Collected data:
---------------

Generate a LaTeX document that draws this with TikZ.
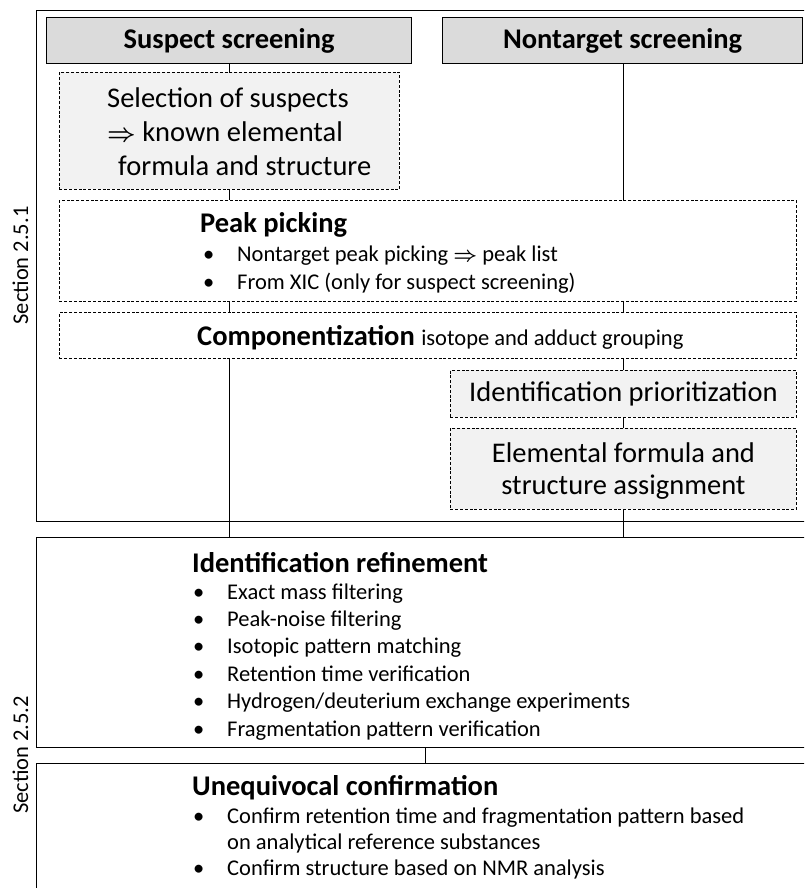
\documentclass[tikz,border=0pt]{standalone}
\usepackage{fontspec}
\setmainfont{Carlito}
\definecolor{hdrgray}{RGB}{219,219,219}
\definecolor{boxgray}{RGB}{242,242,242}
\newcommand\bulitem{\makebox[34pt][l]{•}}
\newcommand\impl{{\boldmath$\Rightarrow$}}
\begin{document}
\begin{tikzpicture}[x=1pt,y=-1pt,
  solidbox/.style={draw, line width=1.2pt, rectangle, anchor=north west, inner sep=0pt},
  header/.style={solidbox, fill=hdrgray, font=\fontsize{28.5}{34}\selectfont\bfseries},
  dbox/.style={draw, line width=0.9pt, dash pattern=on 3pt off 1.8pt, rectangle, anchor=north west, inner sep=0pt},
  bigtext/.style={font=\fontsize{28.5}{34}\selectfont},
  title/.style={anchor=base west, inner sep=0pt, font=\fontsize{28.5}{34}\selectfont\bfseries},
  % multi-line nodes: the base anchor sits on the last line
  items/.style={anchor=base west, inner sep=0pt, align=left, font=\fontsize{22.5}{27.4}\selectfont},
  seclabel/.style={rotate=90, anchor=base, inner sep=0pt, font=\fontsize{22.5}{28}\selectfont},
  conn/.style={draw, line width=1.2pt}
]
\path[use as bounding box] (0,0) rectangle (804,888);
\clip (0,0) rectangle (804,888);

% section frames (open to the right and bottom)
\node[solidbox, minimum width=778pt, minimum height=511pt] (out1) at (36,10) {};
\node[solidbox, minimum width=778pt, minimum height=210pt] (ref) at (36,537) {};
\node[solidbox, minimum width=778pt, minimum height=240pt] (conf) at (36,763) {};

% screening headers
\node[header, minimum width=365pt, minimum height=46pt] (sus) at (46,17) {Suspect screening};
\node[header, minimum width=360pt, minimum height=46pt] (nt) at (442,17) {Nontarget screening};

% workflow boxes
\node[dbox, fill=boxgray, minimum width=340pt, minimum height=117pt] (sel) at (59,72) {};
\node[dbox, minimum width=737pt, minimum height=101pt] (pk) at (59,200) {};
\node[dbox, minimum width=737pt, minimum height=46pt] (comp) at (59,312) {};
\node[dbox, fill=boxgray, bigtext, minimum width=346pt, minimum height=47pt] (prio) at (450,370) {Identification prioritization};
\node[dbox, fill=boxgray, minimum width=346pt, minimum height=81pt] (elem) at (450,428) {};

% texts
\node[anchor=base west, inner sep=0pt, align=left, font=\fontsize{28.5}{34}\selectfont] (seltext) at (107,175)
  {Selection of suspects\\\impl{} known elemental\\\hspace{11pt}formula and structure};

\node[anchor=base, inner sep=0pt, align=center, font=\fontsize{28.5}{32}\selectfont] (elemtext) at (elem.center |- 0,494)
  {Elemental formula and\\structure assignment};

\node[title] (pktitle) at (200,232) {Peak picking};
\node[items] (pkitems) at (203,289)
  {\bulitem Nontarget peak picking \impl{} peak list\\\bulitem From XIC (only for suspect screening)};

\node[anchor=base west, inner sep=0pt, font=\fontsize{28.5}{34}\selectfont] (comptext) at (197,345)
  {\textbf{Componentization} {\fontsize{22.5}{26}\selectfont isotope and adduct grouping}};

\node[title] (reftitle) at (192,572) {Identification refinement};
\node[items] (refitems) at (193,736)
  {\bulitem Exact mass filtering\\
   \bulitem Peak-noise filtering\\
   \bulitem Isotopic pattern matching\\
   \bulitem Retention time verification\\
   \bulitem Hydrogen/deuterium exchange experiments\\
   \bulitem Fragmentation pattern verification};

\node[title] (conftitle) at (192,795) {Unequivocal confirmation};
\node[items, font=\fontsize{22.5}{26}\selectfont] (confitems) at (193,875)
  {\bulitem Confirm retention time and fragmentation pattern based\\
   \hspace{34pt}on analytical reference substances\\
   \bulitem Confirm structure based on NMR analysis};

\node[seclabel] (sec1) at (28,265.5) {Section 2.5.1};
\node[seclabel] (sec2) at (28,755) {Section 2.5.2};

% connectors
\draw[conn] (sel.north |- sus.south) -- (sel.north);
\draw[conn] (sel.south) -- (sel.south |- pk.north);
\draw[conn] (sel.south |- pk.south) -- (sel.south |- comp.north);
\draw[conn] (sel.south |- comp.south) -- (sel.south |- ref.north);
\draw[conn] (prio.north |- nt.south) -- (prio.north |- pk.north);
\draw[conn] (prio.north |- pk.south) -- (prio.north |- comp.north);
\draw[conn] (prio.north |- comp.south) -- (prio.north);
\draw[conn] (prio.south) -- (elem.north);
\draw[conn] (elem.south) -- (elem.south |- ref.north);
\draw[conn] (ref.south) -- (conf.north);
\end{tikzpicture}
\end{document}
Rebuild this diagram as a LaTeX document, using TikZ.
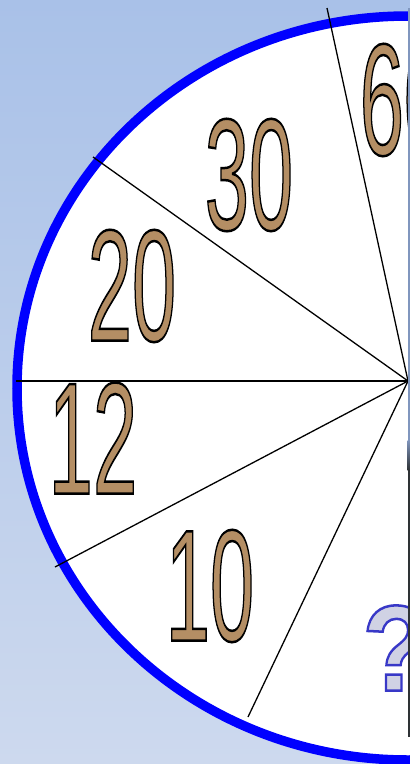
\documentclass[tikz,border=0pt]{standalone}
\usepackage{fontspec}
\setmainfont{Liberation Sans}
\definecolor{sky}{RGB}{169,193,232}
\definecolor{skylow}{RGB}{205,217,238}
\definecolor{cork}{RGB}{180,142,100}
\definecolor{mist}{RGB}{208,210,228}
\definecolor{rim}{RGB}{128,150,190}
\definecolor{rimdark}{RGB}{46,50,53}
% outlined text: fill with the current colour, stroke set by hand
\newcommand{\corkdigits}[1]{{\color{cork}\special{pdf:literal direct 2 Tr 2.5 w 0 0 0 RG}#1\special{pdf:literal direct 0 Tr}}}
\newcommand{\mistmark}[1]{{\color{mist}\special{pdf:literal direct 2 Tr 2.5 w 0.22 0.22 0.78 RG}#1\special{pdf:literal direct 0 Tr}}}
\begin{document}
\begin{tikzpicture}[x=1pt,y=-1pt,
  spoke/.style={line width=1.3pt,black},
  numeral/.style={inner sep=0pt,xscale=0.5,font=\fontsize{159}{159}\selectfont},
  query/.style={inner sep=0pt,xscale=0.9,font=\fontsize{122}{122}\selectfont\bfseries}]
  \useasboundingbox (0,0) rectangle (410,764);
  \shade[top color=sky,bottom color=skylow] (0,0) rectangle (410,764);
  \begin{scope}
    \clip (0,0) rectangle (410,764);
    % wheel
    \draw[blue,fill=white,line width=9.5pt] (408,388) ellipse [x radius=391pt,y radius=372pt];
    \coordinate (hub) at (408,381);
    \coordinate (r1) at (327,8);
    \coordinate (r2) at (93,157);
    \coordinate (r3) at (16,381);
    \coordinate (r4) at (55,567);
    \coordinate (r5) at (248,717);
    \draw[spoke] (hub) -- (r1);
    \draw[spoke] (hub) -- (r2);
    \draw[spoke] (hub) -- (r3);
    \draw[spoke] (hub) -- (r4);
    \draw[spoke] (hub) -- (r5);
    % numbers
    \node[numeral] (n30) at (249,175) {\corkdigits{30}};
    \node[numeral] (n20) at (132,286) {\corkdigits{20}};
    \node[numeral] (n12) at (93,438) {\corkdigits{12}};
    \node[numeral] (n10) at (210,586) {\corkdigits{10}};
    \node[numeral] (n60) at (404,100) {\corkdigits{60}};
    \node[query] (ask) at (396,648) {\mistmark{?}};
    % edge strip
    \fill[rim] (407.5,8) rectangle (410,455);
    \shade[top color=rim,bottom color=rimdark] (407.5,440) rectangle (410,470);
    \fill[rimdark] (407.5,470) rectangle (410,737);
  \end{scope}
\end{tikzpicture}
\end{document}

---------------

DIRECTIONS FOR THIS TASK. Count the lines in which the string "with" appears, then report only that figure.

OUTPUT BELOW. 2